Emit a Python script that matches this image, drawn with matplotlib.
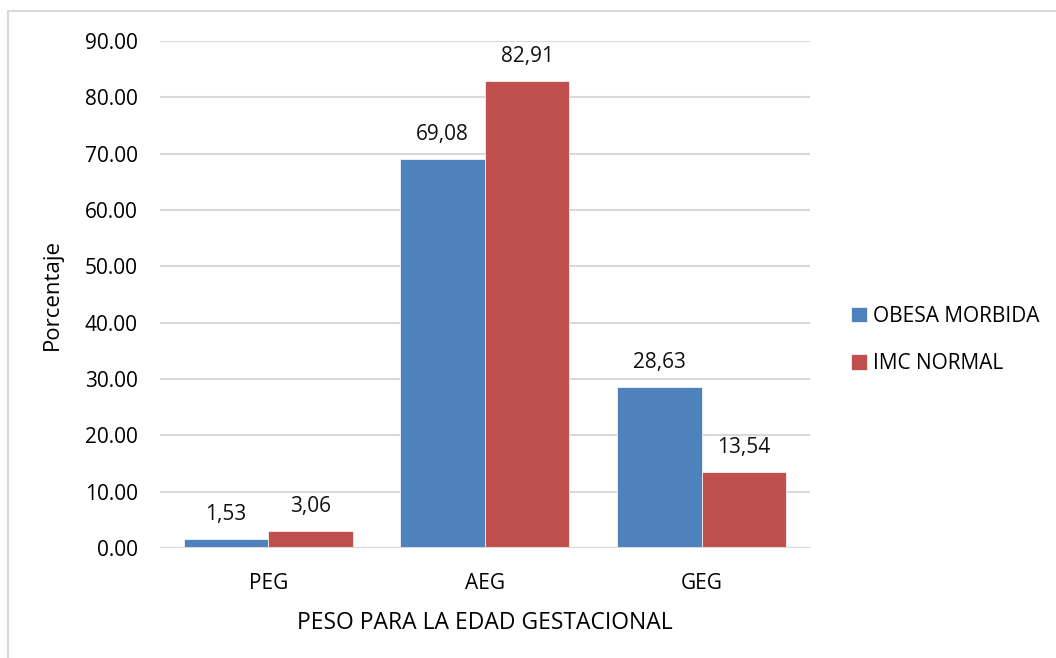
import numpy as np
import matplotlib
matplotlib.use("Agg")
import matplotlib.pyplot as plt
from matplotlib.patches import Rectangle

plt.rcParams['font.family'] = ['Open Sans', 'DejaVu Sans']

categorias = ["PEG", "AEG", "GEG"]
series = ["OBESA MORBIDA", "IMC NORMAL"]
obesa = [1.53, 69.08, 28.63]
normal = [3.06, 82.91, 13.54]
colores = ["#4F81BD", "#C0504D"]
yticks = [0, 10, 20, 30, 40, 50, 60, 70, 80, 90]

fig = plt.figure(figsize=(10.56, 6.58), dpi=100)
ax = fig.add_axes([160 / 1056, 1 - 548 / 658, 650 / 1056, 507 / 658])

x = np.arange(len(categorias))
w = 0.39
for i, (vals, nombre) in enumerate(zip([obesa, normal], series)):
    pos = x + (i - 0.5) * w
    bars = ax.bar(pos, vals, w, color=colores[i], label=nombre,
                  edgecolor="white", linewidth=0.5, zorder=3)
    for b, v in zip(bars, vals):
        ax.annotate(f"{v:.2f}".replace(".", ","),
                    (b.get_x() + b.get_width() / 2, v),
                    xytext=(0, 10), textcoords="offset points",
                    ha="center", va="bottom", fontsize=15, color="#111111")

ax.set_xlim(-0.5, 2.5)
ax.set_ylim(0, 90)
ax.set_yticks(yticks)
ax.set_yticklabels([f"{t:.2f}" for t in yticks], fontsize=15)
ax.set_xticks(x)
ax.set_xticklabels(categorias, fontsize=15)
ax.tick_params(axis="y", length=0, pad=16)
ax.tick_params(axis="x", length=0, pad=18)
ax.grid(axis="y", color="#d9d9d9", linewidth=1.5, zorder=0)
for s in ax.spines.values():
    s.set_visible(False)
ax.axhline(0, color="#d9d9d9", linewidth=1.5, zorder=4)

ax.set_xlabel("PESO PARA LA EDAD GESTACIONAL", fontsize=16.5, labelpad=12)
ax.set_ylabel("Porcentaje", fontsize=16, labelpad=16)

leg = ax.legend(loc="center left", bbox_to_anchor=(1.035, 0.41), frameon=False,
                fontsize=15, handlelength=0.75, handleheight=0.75,
                handletextpad=0.3, labelspacing=1.25)

# marco gris del grafico
fig.patches.append(Rectangle((8 / 1056, -0.1), 1.2, 1 - 11 / 658 + 0.1,
                             transform=fig.transFigure, fill=False,
                             edgecolor="#d9d9d9", linewidth=1.5))

fig.savefig("out.png", dpi=100)
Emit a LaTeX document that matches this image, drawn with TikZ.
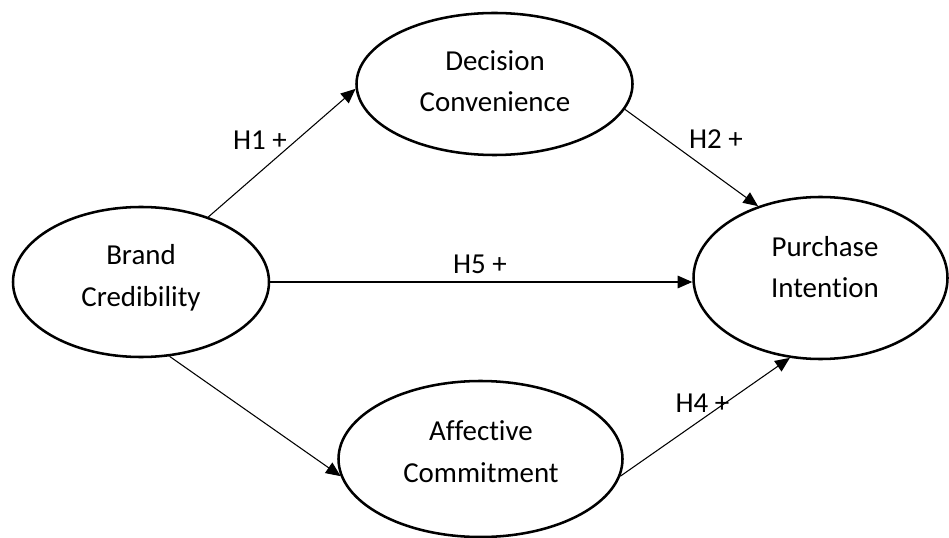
\documentclass[tikz,border=0pt]{standalone}
\usepackage{fontspec}
\setmainfont{Carlito}[RawFeature={-liga;-clig;-dlig}]
\usetikzlibrary{arrows.meta,calc,shapes.geometric}
\begin{document}
\begin{tikzpicture}[x=0.75pt,y=-0.75pt,
  latent/.style={draw=black,line width=1.9pt,ellipse,inner sep=0pt},
  txt/.style={anchor=base,inner sep=0pt,font=\fontsize{21.7pt}{26pt}\selectfont},
  conn/.style={draw=black,line width=0.8pt,-{Triangle[length=11pt,width=9.5pt]}}]
\fill[white] (0,0) rectangle (949,538);
\useasboundingbox (0,0) rectangle (949,538);
% ellipses
\node[latent,minimum width=192pt,minimum height=112.5pt] (bc) at (141,282) {};
\node[latent,minimum width=207pt,minimum height=106.5pt] (dc) at (494.5,84) {};
\node[latent,minimum width=190.5pt,minimum height=121.5pt] (pi) at (820.5,278) {};
\node[latent,minimum width=213pt,minimum height=117pt] (ac) at (480.5,459) {};
% ellipse texts
\node[txt] (bcA) at (141,265) {Brand};
\node[txt] (bcB) at (141,306) {Credibility};
\node[txt] (dcA) at (495,71) {Decision};
\node[txt] (dcB) at (495,112) {Convenience};
\node[txt] (piA) at (825,257) {Purchase};
\node[txt] (piB) at (825,297) {Intention};
\node[txt] (acA) at (481,440) {Affective};
\node[txt] (acB) at (481,482) {Commitment};
% connectors
\draw[conn] (bc.44) -- (dc.182);
\draw[conn] (dc.-11) -- (pi.131);
\draw[conn] (bc.east) -- (bc.east -| pi.west);
\draw[conn] (bc.-69) -- (ac.187);
\draw[conn] (ac.-7.5) -- (pi.249);
% labels
\node[txt] (h1) at (260,150) {H1 +};
\node[txt] (h2) at (716,149) {H2 +};
\node[txt] (h5) at (480,273) {H5 +};
\node[txt] (h4) at (702.5,412) {H4 +};
\end{tikzpicture}
\end{document}
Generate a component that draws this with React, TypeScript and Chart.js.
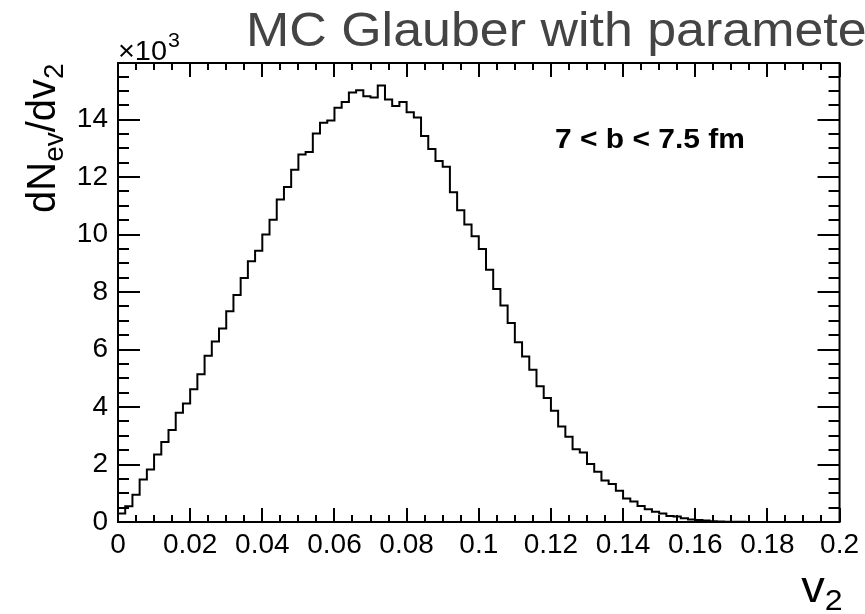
import React, { useEffect, useRef } from 'react';
import { Chart, registerables } from 'chart.js';

Chart.register(...registerables);

// ---- data ----
const X_MIN = 0;
const X_MAX = 0.2;
const BIN_COUNT = 100;
const Y_MAX = 15.97; // in units of 10^3

// dN_ev/dv_2 per bin (units of 10^3)
const binCounts = [
  0.3, 0.55, 0.95, 1.48, 1.83, 2.35, 2.78, 3.2, 3.8, 4.12,
  4.62, 5.14, 5.78, 6.28, 6.73, 7.33, 7.9, 8.49, 9.07, 9.44,
  10.0, 10.52, 11.22, 11.66, 12.26, 12.79, 12.87, 13.52, 13.89, 13.97,
  14.41, 14.61, 14.94, 15.02, 14.81, 14.77, 15.19, 14.7, 14.47, 14.61,
  14.26, 14.07, 13.43, 12.98, 12.56, 12.36, 11.47, 10.85, 10.35, 9.94,
  9.5, 8.78, 8.11, 7.53, 6.92, 6.25, 5.76, 5.3, 4.72, 4.31,
  3.87, 3.32, 2.97, 2.53, 2.42, 2.02, 1.75, 1.44, 1.32, 1.09,
  0.82, 0.71, 0.56, 0.44, 0.36, 0.3, 0.21, 0.19, 0.13, 0.09,
  0.07, 0.05, 0.03, 0.02, 0.01, 0.01, 0.005, 0.004, 0.002, 0,
  0, 0, 0, 0, 0, 0, 0, 0, 0, 0,
];

const xTickValues = [0, 0.02, 0.04, 0.06, 0.08, 0.1, 0.12, 0.14, 0.16, 0.18, 0.2];
const xTickLabels = ['0', '0.02', '0.04', '0.06', '0.08', '0.1', '0.12', '0.14', '0.16', '0.18', '0.2'];
const xMinorStep = 0.005;
const yTickValues = [0, 2, 4, 6, 8, 10, 12, 14];
const yTickLabels = ['0', '2', '4', '6', '8', '10', '12', '14'];
const yMinorStep = 0.5;

const titleText = 'MC Glauber with parameters';
const annotationText = '7 < b < 7.5 fm';

const FONT = "'Liberation Sans', Arial, Helvetica, sans-serif";
const STRETCH = 1.07;

function drawStretched(ctx: CanvasRenderingContext2D, text: string, x: number, y: number, font: string, sx = STRETCH) {
  ctx.save();
  ctx.font = font;
  ctx.translate(x, y);
  ctx.scale(sx, 1);
  ctx.fillText(text, 0, 0);
  const w = ctx.measureText(text).width * sx;
  ctx.restore();
  return w;
}

const rootFramePlugin = {
  id: 'rootFrame',
  afterDraw(chart: any) {
    const ctx = chart.ctx as CanvasRenderingContext2D;
    const { left, right, top, bottom } = chart.chartArea;
    const xs = chart.scales.x;
    const ys = chart.scales.y;
    ctx.save();
    ctx.strokeStyle = '#000';
    ctx.lineWidth = 2;
    ctx.strokeRect(left, top, right - left, bottom - top);

    // x ticks (bottom & top), inward
    const nx = Math.round((X_MAX - X_MIN) / xMinorStep);
    ctx.beginPath();
    for (let k = 0; k <= nx; k++) {
      const v = X_MIN + k * xMinorStep;
      const px = Math.round(xs.getPixelForValue(v));
      const major = k % 4 === 0;
      const len = major ? 14 : 7;
      ctx.moveTo(px, bottom);
      ctx.lineTo(px, bottom - len);
      ctx.moveTo(px, top);
      ctx.lineTo(px, top + len);
    }
    // y ticks (left & right), inward
    const ny = Math.floor(Y_MAX / yMinorStep);
    for (let k = 0; k <= ny; k++) {
      const v = k * yMinorStep;
      const py = Math.round(ys.getPixelForValue(v));
      const major = k % 4 === 0;
      const len = major ? 22 : 11;
      ctx.moveTo(left, py);
      ctx.lineTo(left + len, py);
      ctx.moveTo(right, py);
      ctx.lineTo(right - len, py);
    }
    ctx.stroke();

    ctx.textBaseline = 'alphabetic';
    ctx.textAlign = 'left';

    // title
    ctx.fillStyle = '#444';
    drawStretched(ctx, titleText, 246, 46, `49px ${FONT}`, 1.06);

    // x10^3
    ctx.fillStyle = '#000';
    const w10 = drawStretched(ctx, '\u00d710', left, 60, `27px ${FONT}`);
    drawStretched(ctx, '3', left + w10 + 1, 47, `20px ${FONT}`);

    // annotation
    drawStretched(ctx, annotationText, 555, 148, `bold 28px ${FONT}`);

    // x-axis title v_2
    ctx.font = `44px ${FONT}`;
    const wv = ctx.measureText('v').width * STRETCH;
    ctx.font = `30px ${FONT}`;
    const w2 = ctx.measureText('2').width * STRETCH;
    const xStart = right + 3 - wv - w2;
    drawStretched(ctx, 'v', xStart, 602, `44px ${FONT}`);
    drawStretched(ctx, '2', xStart + wv, 610, `30px ${FONT}`);

    // y-axis title dN_ev/dv_2, rotated
    ctx.save();
    ctx.translate(55, 213);
    ctx.rotate(-Math.PI / 2);
    const parts: [string, number, number][] = [
      ['dN', 40, 0],
      ['ev', 28, 8],
      ['/dv', 40, 0],
      ['2', 28, 8],
    ];
    let cx = 0;
    for (const [t, size, dy] of parts) {
      ctx.font = `${size}px ${FONT}`;
      ctx.fillText(t, cx, dy);
      cx += ctx.measureText(t).width;
    }
    ctx.restore();

    ctx.restore();
  },
};

export default function App() {
  const canvasRef = useRef<HTMLCanvasElement | null>(null);

  useEffect(() => {
    if (!canvasRef.current) return;
    const binWidth = (X_MAX - X_MIN) / BIN_COUNT;
    const points = binCounts.map((c, i) => ({ x: X_MIN + i * binWidth, y: c }));
    points.push({ x: X_MAX, y: binCounts[BIN_COUNT - 1] });

    const tickFont = { family: FONT, size: 28 };
    const chart = new Chart(canvasRef.current, {
      type: 'line',
      data: {
        datasets: [
          {
            data: points,
            stepped: 'before',
            borderColor: '#000',
            borderWidth: 2,
            pointRadius: 0,
            fill: false,
            tension: 0,
          },
        ],
      },
      options: {
        responsive: false,
        animation: false,
        layout: { padding: { left: 0, right: 22, top: 63, bottom: 0 } },
        plugins: { legend: { display: false }, tooltip: { enabled: false }, title: { display: false } },
        scales: {
          x: {
            type: 'linear',
            min: X_MIN,
            max: X_MAX,
            grid: { display: false, drawTicks: false },
            border: { display: false },
            afterBuildTicks: (s: any) => {
              s.ticks = xTickValues.map((v) => ({ value: v }));
            },
            afterFit: (s: any) => {
              s.height = 92;
            },
            ticks: {
              autoSkip: false,
              maxRotation: 0,
              padding: 6,
              color: '#000',
              font: tickFont,
              callback: (_v: any, i: number) => xTickLabels[i],
            },
          },
          y: {
            type: 'linear',
            min: 0,
            max: Y_MAX,
            grid: { display: false, drawTicks: false },
            border: { display: false },
            afterBuildTicks: (s: any) => {
              s.ticks = yTickValues.map((v) => ({ value: v }));
            },
            afterFit: (s: any) => {
              s.width = 118;
            },
            ticks: {
              autoSkip: false,
              padding: 10,
              color: '#000',
              font: tickFont,
              callback: (_v: any, i: number) => yTickLabels[i],
            },
          },
        },
      },
      plugins: [rootFramePlugin],
    });
    return () => chart.destroy();
  }, []);

  return (
    <div style={{ position: 'fixed', left: 0, top: 0, width: 865, height: 614, background: '#fff' }}>
      <canvas ref={canvasRef} width={865} height={614} />
    </div>
  );
}
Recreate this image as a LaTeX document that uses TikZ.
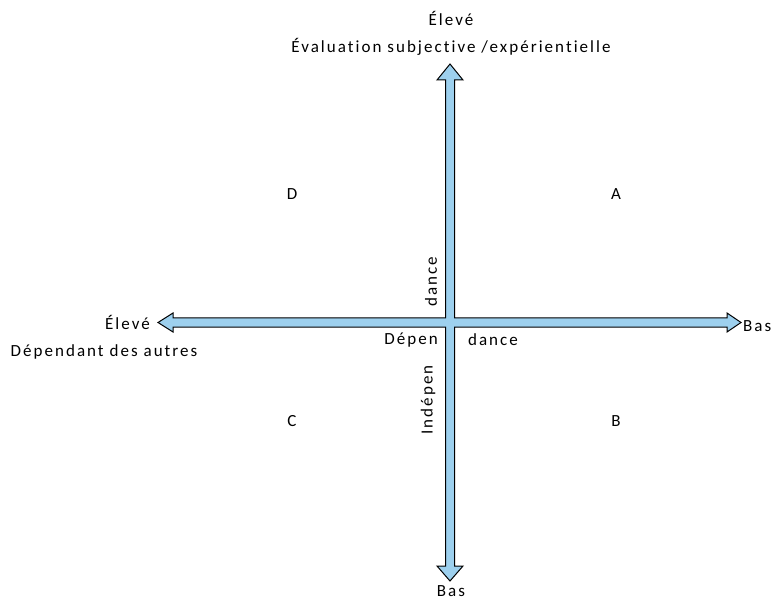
\documentclass[tikz,border=0pt]{standalone}
\usepackage{fontspec}
\setmainfont{Carlito}[LetterSpace=12, Ligatures={NoCommon}]
\usetikzlibrary{positioning, calc}

\definecolor{bleuaxe}{RGB}{157,208,238}

\begin{document}
\begin{tikzpicture}[x=1pt, y=-1pt, font=\fontsize{17}{20}\selectfont]

%====Styles=================================================================
	\tikzstyle{axe}=[draw=black, fill=bleuaxe, line width=1pt, line join=miter]
	\tikzstyle{quadrant}=[inner sep=0pt, text=black]
	\tikzstyle{etiquette}=[inner sep=1pt, text=black]

	\useasboundingbox (0,0) rectangle (781,601);

%====Points de l'axe========================================================
	\coordinate (centre) at (450,322.5);
	\coordinate (haut)   at (450,64);
	\coordinate (bas)    at (450,581);
	\coordinate (gauche) at (158,322.5);
	\coordinate (droite) at (741,322.5);

%====Croix a quatre fleches==================================================
	\draw[axe] (haut) -- ++(13,16) -- ++(-8.5,0) |- ($(droite)+(-14,-4.5)$)
		-- ++(0,-5) -- (droite) -- ++(-14,9.5) -- ++(0,-5) -| ($(bas)+(4.5,-15)$)
		-- ++(8.5,0) -- (bas) -- ++(-13,-15) -- ++(8.5,0) |- ($(gauche)+(15,4.5)$)
		-- ++(0,5) -- (gauche) -- ++(15,-9.5) -- ++(0,5) -| ($(haut)+(-4.5,16)$)
		-- ++(-8.5,0) -- cycle;

%====Textes des axes========================================================
	\node[etiquette] (eleveH) at (451,18)  {Élevé};
	\node[etiquette] (evalH)  at (451,47)  {Évaluation subjective /expérientielle};
	\node[etiquette] (basB)   at (451,591) {Bas};
	\node[etiquette, anchor=west] (basD) at (742,326) {Bas};
	\node[etiquette, anchor=east] (eleveG) at (151,322) {Élevé};
	\node[etiquette] (depG)   at (104,352) {Dépendant des autres};

%====Quadrants==============================================================
	\node[quadrant] (qD) at (292,194) {D};
	\node[quadrant] (qA) at (616,194) {A};
	\node[quadrant] (qC) at (292,421) {C};
	\node[quadrant] (qB) at (616,421) {B};

%====Libelles au centre=====================================================
	\node[etiquette, rotate=90] (danceV) at (431,282) {dance};
	\node[etiquette, rotate=90] (indep)  at (428,400) {Indépen};
	\node[etiquette] (depen)  at (411,340) {Dépen};
	\node[etiquette] (danceH) at (493,340) {dance};

\end{tikzpicture}
\end{document}
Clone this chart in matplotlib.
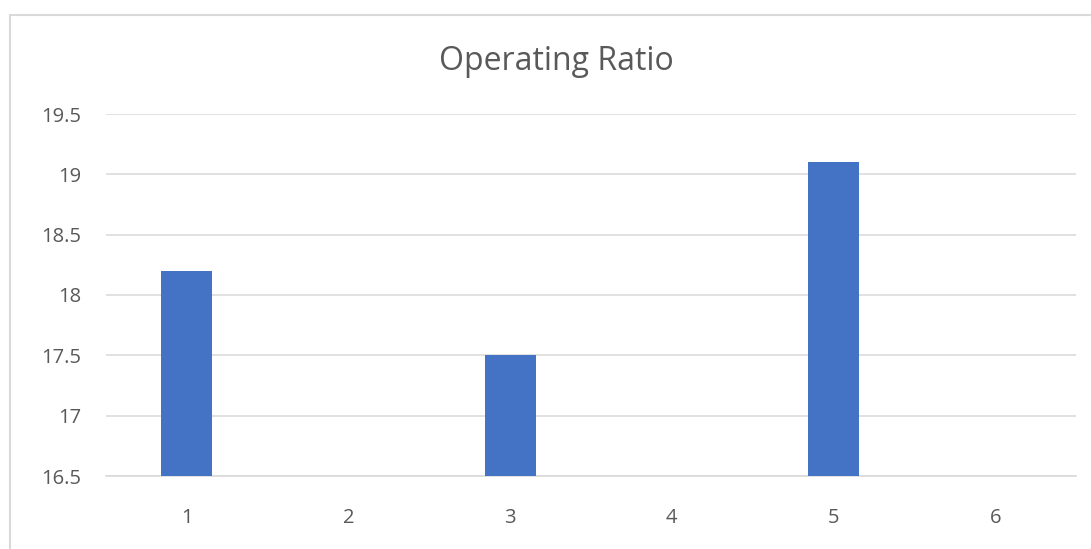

---+---

### WHAT NEEDS TO BE DONE
Extract lines where the string "that" occurs.

### EXPECTED ANSWER
Emit a Python script that matches this image, drawn with matplotlib.
Emit a LaTeX document that matches this image, drawn with TikZ.
Generate a component that draws this with React, TypeScript and Chart.js.
Recreate this image as a LaTeX document that uses TikZ.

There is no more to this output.